▶ _EXERCISE_:
Return the material word for word. Do not include pictures.
****************
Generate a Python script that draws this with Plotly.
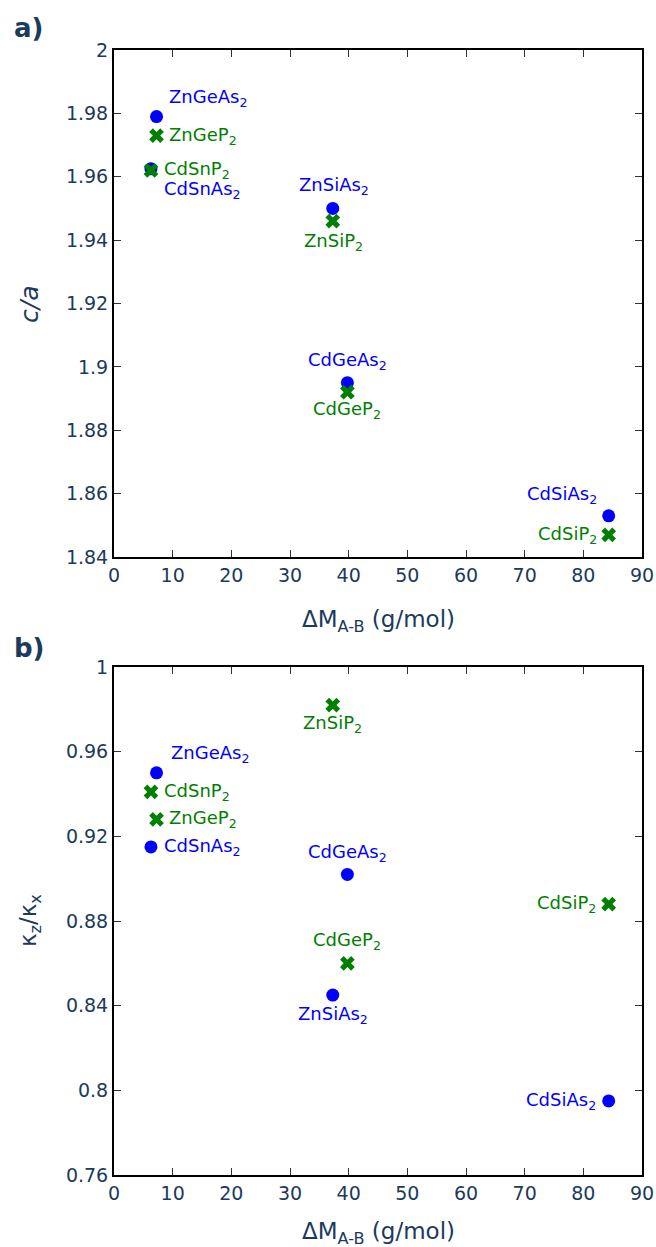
import plotly.graph_objects as go

# Mass difference between A and B cations, g/mol
dm_as = [7.25, 6.3, 37.29, 39.78, 84.32]          # arsenides
dm_p = [7.25, 6.3, 37.29, 39.78, 84.32]           # phosphides
names_as = ["ZnGeAs<sub>2</sub>", "CdSnAs<sub>2</sub>", "ZnSiAs<sub>2</sub>",
            "CdGeAs<sub>2</sub>", "CdSiAs<sub>2</sub>"]
names_p = ["ZnGeP<sub>2</sub>", "CdSnP<sub>2</sub>", "ZnSiP<sub>2</sub>",
           "CdGeP<sub>2</sub>", "CdSiP<sub>2</sub>"]

# c/a ratio
ca_as = [1.979, 1.9625, 1.950, 1.895, 1.853]
ca_p = [1.973, 1.962, 1.946, 1.892, 1.847]

# thermal conductivity anisotropy kappa_z / kappa_x
kap_as = [0.950, 0.915, 0.845, 0.902, 0.795]
kap_p = [0.928, 0.941, 0.982, 0.860, 0.888]

x_ticks = [0, 10, 20, 30, 40, 50, 60, 70, 80, 90]
ca_ticks = [1.84, 1.86, 1.88, 1.9, 1.92, 1.94, 1.96, 1.98, 2]
ca_ticktext = ["1.84", "1.86", "1.88", "1.9", "1.92", "1.94", "1.96", "1.98", "2"]
kap_ticks = [0.76, 0.8, 0.84, 0.88, 0.92, 0.96, 1]
kap_ticktext = ["0.76", "0.8", "0.84", "0.88", "0.92", "0.96", "1"]

BLUE = "#0000ff"
GREEN = "#008000"
NAVY = "#1b3a5c"
FONT = "DejaVu Sans"

# label placement: (xanchor, xshift, yshift) in pixels
place_ca_as = [("left", 10, 19), ("left", 11, -21), ("center", 1, 22),
               ("center", 0, 22), ("right", -10, 21)]
place_ca_p = [("left", 10, 0), ("left", 11, 0), ("center", 1, -21),
              ("center", 0, -18), ("right", -10, 0)]
place_k_as = [("left", 12, 19), ("left", 11, 0), ("center", 0, -20),
              ("center", 0, 21), ("right", -11, 0)]
place_k_p = [("left", 10, 0), ("left", 11, 0), ("center", 0, -19),
             ("center", 0, 22), ("right", -11, 0)]

fig = go.Figure()

fig.add_trace(go.Scatter(x=dm_as, y=ca_as, mode="markers", xaxis="x", yaxis="y",
                         marker=dict(symbol="circle", size=13, color=BLUE),
                         showlegend=False, hoverinfo="skip"))
fig.add_trace(go.Scatter(x=dm_p, y=ca_p, mode="markers", xaxis="x", yaxis="y",
                         marker=dict(symbol="x", size=13, color=GREEN),
                         showlegend=False, hoverinfo="skip"))
fig.add_trace(go.Scatter(x=dm_as, y=kap_as, mode="markers", xaxis="x2", yaxis="y2",
                         marker=dict(symbol="circle", size=13, color=BLUE),
                         showlegend=False, hoverinfo="skip"))
fig.add_trace(go.Scatter(x=dm_p, y=kap_p, mode="markers", xaxis="x2", yaxis="y2",
                         marker=dict(symbol="x", size=13, color=GREEN),
                         showlegend=False, hoverinfo="skip"))

annotations = []


def add_labels(xs, ys, names, places, color, xref, yref):
    for xv, yv, name, (anc, dx, dy) in zip(xs, ys, names, places):
        annotations.append(dict(
            x=xv, y=yv, xref=xref, yref=yref, text=name, showarrow=False,
            xanchor=anc, yanchor="middle", xshift=dx, yshift=dy,
            font=dict(family=FONT, size=18, color=color)))


add_labels(dm_as, ca_as, names_as, place_ca_as, BLUE, "x", "y")
add_labels(dm_p, ca_p, names_p, place_ca_p, GREEN, "x", "y")
add_labels(dm_as, kap_as, names_as, place_k_as, BLUE, "x2", "y2")
add_labels(dm_p, kap_p, names_p, place_k_p, GREEN, "x2", "y2")

# panel letters and axis titles
W, H = 656, 1247
ML, MR, MT, MB = 114, 14, 50, 72
PW, PH = W - ML - MR, H - MT - MB


def px(xp):
    return (xp - ML) / PW


def py(yp):
    return (H - MB - yp) / PH


annotations += [
    dict(x=px(12), y=py(28), xref="paper", yref="paper", text="<b>a)</b>",
         showarrow=False, xanchor="left", yanchor="middle",
         font=dict(family=FONT, size=26, color=NAVY)),
    dict(x=px(12), y=py(648), xref="paper", yref="paper", text="<b>b)</b>",
         showarrow=False, xanchor="left", yanchor="middle",
         font=dict(family=FONT, size=26, color=NAVY)),
    dict(x=0.5, y=py(621), xref="paper", yref="paper",
         text="ΔM<sub>A-B</sub> (g/mol)", showarrow=False,
         xanchor="center", yanchor="middle",
         font=dict(family=FONT, size=23, color=NAVY)),
    dict(x=0.5, y=py(1233), xref="paper", yref="paper",
         text="ΔM<sub>A-B</sub> (g/mol)", showarrow=False,
         xanchor="center", yanchor="middle",
         font=dict(family=FONT, size=23, color=NAVY)),
    dict(x=px(29), y=py(304), xref="paper", yref="paper", text="<i>c/a</i>",
         showarrow=False, textangle=-90, xanchor="center", yanchor="middle",
         font=dict(family=FONT, size=25, color=NAVY)),
    dict(x=px(30), y=py(921), xref="paper", yref="paper",
         text="κ<sub>z</sub>/κ<sub>x</sub>", showarrow=False, textangle=-90,
         xanchor="center", yanchor="middle",
         font=dict(family=FONT, size=23, color=NAVY)),
]

axis_common = dict(
    showline=True, linecolor="black", linewidth=2, mirror="ticks",
    ticks="inside", ticklen=7, tickwidth=1.3, tickcolor="#333333",
    showgrid=False, zeroline=False, automargin=False,
    tickfont=dict(family=FONT, size=19, color=NAVY),
)

top_dom = [py(557), 1.0]
bot_dom = [0.0, py(667)]

fig.update_layout(
    width=W, height=H, autosize=False,
    margin=dict(l=ML, r=MR, t=MT, b=MB),
    plot_bgcolor="white", paper_bgcolor="white",
    xaxis=dict(domain=[0, 1], anchor="y", range=[0, 90], tickvals=x_ticks,
               **axis_common),
    yaxis=dict(domain=top_dom, anchor="x", range=[1.84, 2], tickvals=ca_ticks,
               ticktext=ca_ticktext, **axis_common),
    xaxis2=dict(domain=[0, 1], anchor="y2", range=[0, 90], tickvals=x_ticks,
                **axis_common),
    yaxis2=dict(domain=bot_dom, anchor="x2", range=[0.76, 1], tickvals=kap_ticks,
                ticktext=kap_ticktext, **axis_common),
    annotations=annotations,
)

fig.write_html("out.html")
****************
▶ _RESULT FOR THIS EXERCISE_:
Generate a Python script that draws this with Plotly.
import plotly.graph_objects as go

# Mass difference between A and B cations, g/mol
dm_as = [7.25, 6.3, 37.29, 39.78, 84.32]          # arsenides
dm_p = [7.25, 6.3, 37.29, 39.78, 84.32]           # phosphides
names_as = ["ZnGeAs<sub>2</sub>", "CdSnAs<sub>2</sub>", "ZnSiAs<sub>2</sub>",
            "CdGeAs<sub>2</sub>", "CdSiAs<sub>2</sub>"]
names_p = ["ZnGeP<sub>2</sub>", "CdSnP<sub>2</sub>", "ZnSiP<sub>2</sub>",
           "CdGeP<sub>2</sub>", "CdSiP<sub>2</sub>"]

# c/a ratio
ca_as = [1.979, 1.9625, 1.950, 1.895, 1.853]
ca_p = [1.973, 1.962, 1.946, 1.892, 1.847]

# thermal conductivity anisotropy kappa_z / kappa_x
kap_as = [0.950, 0.915, 0.845, 0.902, 0.795]
kap_p = [0.928, 0.941, 0.982, 0.860, 0.888]

x_ticks = [0, 10, 20, 30, 40, 50, 60, 70, 80, 90]
ca_ticks = [1.84, 1.86, 1.88, 1.9, 1.92, 1.94, 1.96, 1.98, 2]
ca_ticktext = ["1.84", "1.86", "1.88", "1.9", "1.92", "1.94", "1.96", "1.98", "2"]
kap_ticks = [0.76, 0.8, 0.84, 0.88, 0.92, 0.96, 1]
kap_ticktext = ["0.76", "0.8", "0.84", "0.88", "0.92", "0.96", "1"]

BLUE = "#0000ff"
GREEN = "#008000"
NAVY = "#1b3a5c"
FONT = "DejaVu Sans"

# label placement: (xanchor, xshift, yshift) in pixels
place_ca_as = [("left", 10, 19), ("left", 11, -21), ("center", 1, 22),
               ("center", 0, 22), ("right", -10, 21)]
place_ca_p = [("left", 10, 0), ("left", 11, 0), ("center", 1, -21),
              ("center", 0, -18), ("right", -10, 0)]
place_k_as = [("left", 12, 19), ("left", 11, 0), ("center", 0, -20),
              ("center", 0, 21), ("right", -11, 0)]
place_k_p = [("left", 10, 0), ("left", 11, 0), ("center", 0, -19),
             ("center", 0, 22), ("right", -11, 0)]

fig = go.Figure()

fig.add_trace(go.Scatter(x=dm_as, y=ca_as, mode="markers", xaxis="x", yaxis="y",
                         marker=dict(symbol="circle", size=13, color=BLUE),
                         showlegend=False, hoverinfo="skip"))
fig.add_trace(go.Scatter(x=dm_p, y=ca_p, mode="markers", xaxis="x", yaxis="y",
                         marker=dict(symbol="x", size=13, color=GREEN),
                         showlegend=False, hoverinfo="skip"))
fig.add_trace(go.Scatter(x=dm_as, y=kap_as, mode="markers", xaxis="x2", yaxis="y2",
                         marker=dict(symbol="circle", size=13, color=BLUE),
                         showlegend=False, hoverinfo="skip"))
fig.add_trace(go.Scatter(x=dm_p, y=kap_p, mode="markers", xaxis="x2", yaxis="y2",
                         marker=dict(symbol="x", size=13, color=GREEN),
                         showlegend=False, hoverinfo="skip"))

annotations = []


def add_labels(xs, ys, names, places, color, xref, yref):
    for xv, yv, name, (anc, dx, dy) in zip(xs, ys, names, places):
        annotations.append(dict(
            x=xv, y=yv, xref=xref, yref=yref, text=name, showarrow=False,
            xanchor=anc, yanchor="middle", xshift=dx, yshift=dy,
            font=dict(family=FONT, size=18, color=color)))


add_labels(dm_as, ca_as, names_as, place_ca_as, BLUE, "x", "y")
add_labels(dm_p, ca_p, names_p, place_ca_p, GREEN, "x", "y")
add_labels(dm_as, kap_as, names_as, place_k_as, BLUE, "x2", "y2")
add_labels(dm_p, kap_p, names_p, place_k_p, GREEN, "x2", "y2")

# panel letters and axis titles
W, H = 656, 1247
ML, MR, MT, MB = 114, 14, 50, 72
PW, PH = W - ML - MR, H - MT - MB


def px(xp):
    return (xp - ML) / PW


def py(yp):
    return (H - MB - yp) / PH


annotations += [
    dict(x=px(12), y=py(28), xref="paper", yref="paper", text="<b>a)</b>",
         showarrow=False, xanchor="left", yanchor="middle",
         font=dict(family=FONT, size=26, color=NAVY)),
    dict(x=px(12), y=py(648), xref="paper", yref="paper", text="<b>b)</b>",
         showarrow=False, xanchor="left", yanchor="middle",
         font=dict(family=FONT, size=26, color=NAVY)),
    dict(x=0.5, y=py(621), xref="paper", yref="paper",
         text="ΔM<sub>A-B</sub> (g/mol)", showarrow=False,
         xanchor="center", yanchor="middle",
         font=dict(family=FONT, size=23, color=NAVY)),
    dict(x=0.5, y=py(1233), xref="paper", yref="paper",
         text="ΔM<sub>A-B</sub> (g/mol)", showarrow=False,
         xanchor="center", yanchor="middle",
         font=dict(family=FONT, size=23, color=NAVY)),
    dict(x=px(29), y=py(304), xref="paper", yref="paper", text="<i>c/a</i>",
         showarrow=False, textangle=-90, xanchor="center", yanchor="middle",
         font=dict(family=FONT, size=25, color=NAVY)),
    dict(x=px(30), y=py(921), xref="paper", yref="paper",
         text="κ<sub>z</sub>/κ<sub>x</sub>", showarrow=False, textangle=-90,
         xanchor="center", yanchor="middle",
         font=dict(family=FONT, size=23, color=NAVY)),
]

axis_common = dict(
    showline=True, linecolor="black", linewidth=2, mirror="ticks",
    ticks="inside", ticklen=7, tickwidth=1.3, tickcolor="#333333",
    showgrid=False, zeroline=False, automargin=False,
    tickfont=dict(family=FONT, size=19, color=NAVY),
)

top_dom = [py(557), 1.0]
bot_dom = [0.0, py(667)]

fig.update_layout(
    width=W, height=H, autosize=False,
    margin=dict(l=ML, r=MR, t=MT, b=MB),
    plot_bgcolor="white", paper_bgcolor="white",
    xaxis=dict(domain=[0, 1], anchor="y", range=[0, 90], tickvals=x_ticks,
               **axis_common),
    yaxis=dict(domain=top_dom, anchor="x", range=[1.84, 2], tickvals=ca_ticks,
               ticktext=ca_ticktext, **axis_common),
    xaxis2=dict(domain=[0, 1], anchor="y2", range=[0, 90], tickvals=x_ticks,
                **axis_common),
    yaxis2=dict(domain=bot_dom, anchor="x2", range=[0.76, 1], tickvals=kap_ticks,
                ticktext=kap_ticktext, **axis_common),
    annotations=annotations,
)

fig.write_html("out.html")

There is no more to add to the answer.